Cheng Xueqin: Looking back on the past, we were also tired and helpless. We were also confused by the dilemma of “primarification” and “de-primarification.” We were also entangled in the contradiction between the concept of reform and the demands of parents. We were also confused about how to coordinate play and teaching. We were also helpless in overcoming the gap between the requirements of reform and the professional level of teachers.
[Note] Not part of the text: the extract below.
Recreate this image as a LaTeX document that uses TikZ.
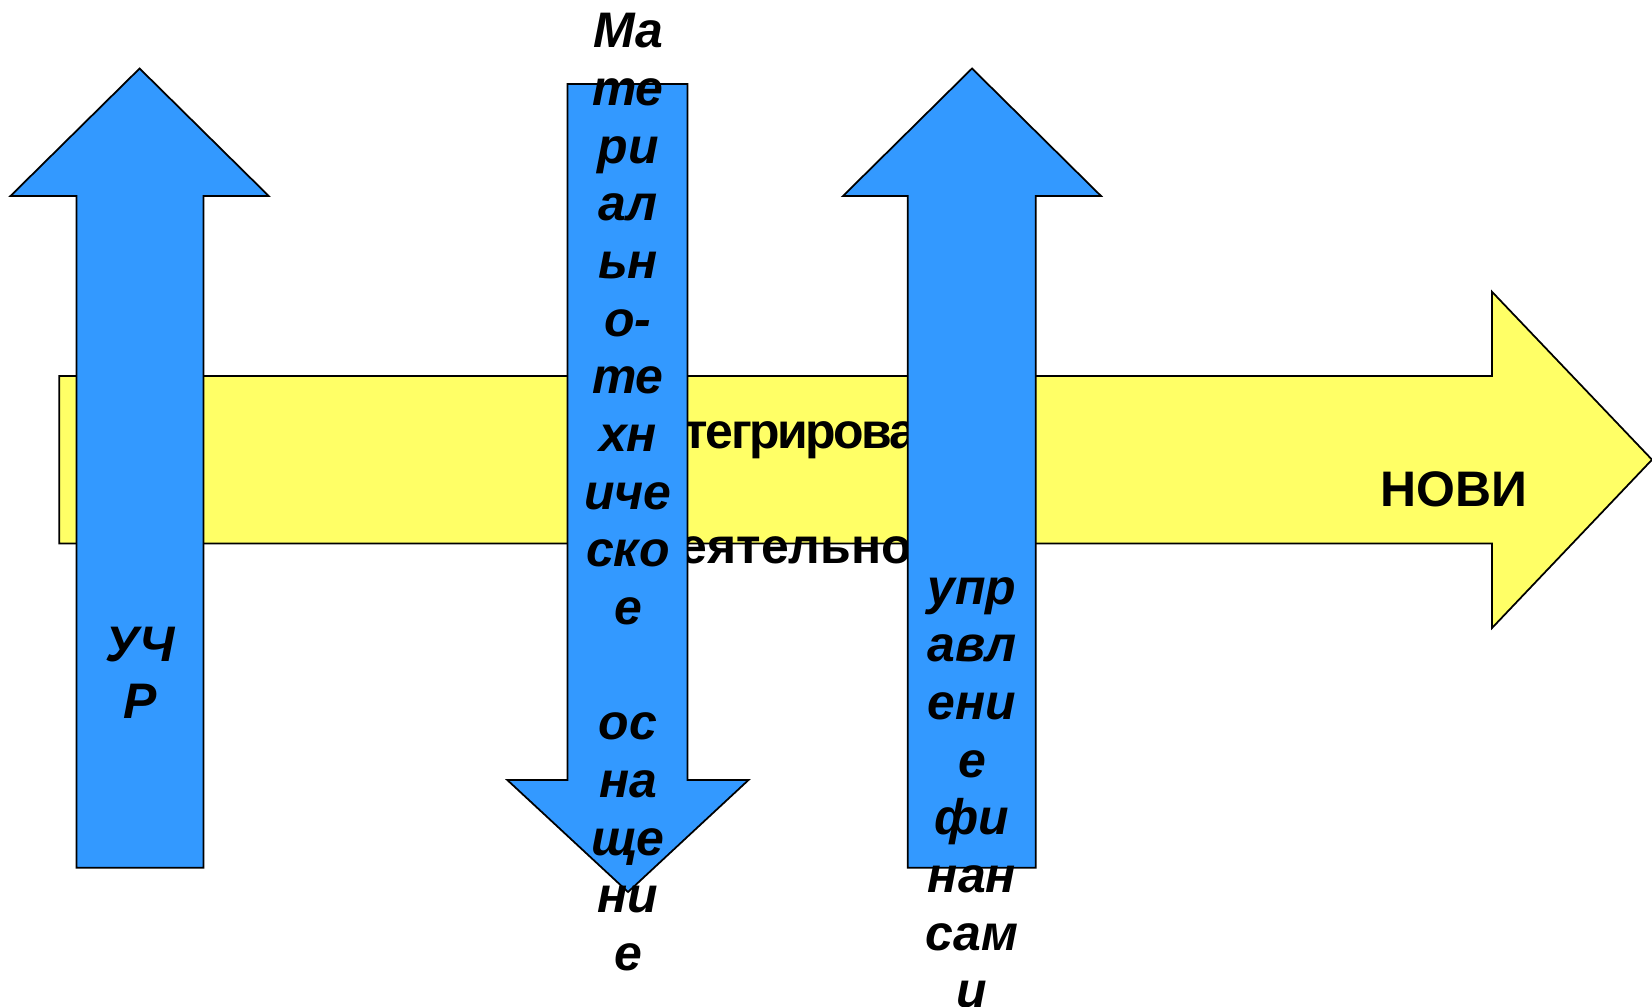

However, over the past 24 years, we have persisted in sticking to the green hills, taking root in front-line research, studying children and play in non-stop reflective practice, and persisting in pursuing real problems in practice, using action principles of pursuing questions to their end, explaining clearly, and putting them into practice, to make breakthroughs one by one. Over the past 24 years, we have insisted on returning the right of play to children, from the “no play” stage of “primarification” to the “false play” stage influenced by utilitarianism and formalism, to the “true play” stage of returning to children's nature.
Only by not forgetting your original intention can you achieve success. Anji Play is a non-stop reflective practice process. Only through constant reflection and breakthrough can we maintain strong professional vitality. The spirit of Anji Play is one word “truth” - removing the false and preserving the true, removing formalism, and removing utilitarianism are its core spiritual connotations. Anji Play is the mission of Anji County’s successive educational leaders to draw a blueprint. The emergence and development of Anji Play cannot be separated from the love and support of many leaders and experts with a love for education. Here, I am particularly grateful to my teacher, Professor Hua Aihua, for her company and guidance along the way! Thanks to our colleagues across the country for giving us encouragement and working with us to discover children.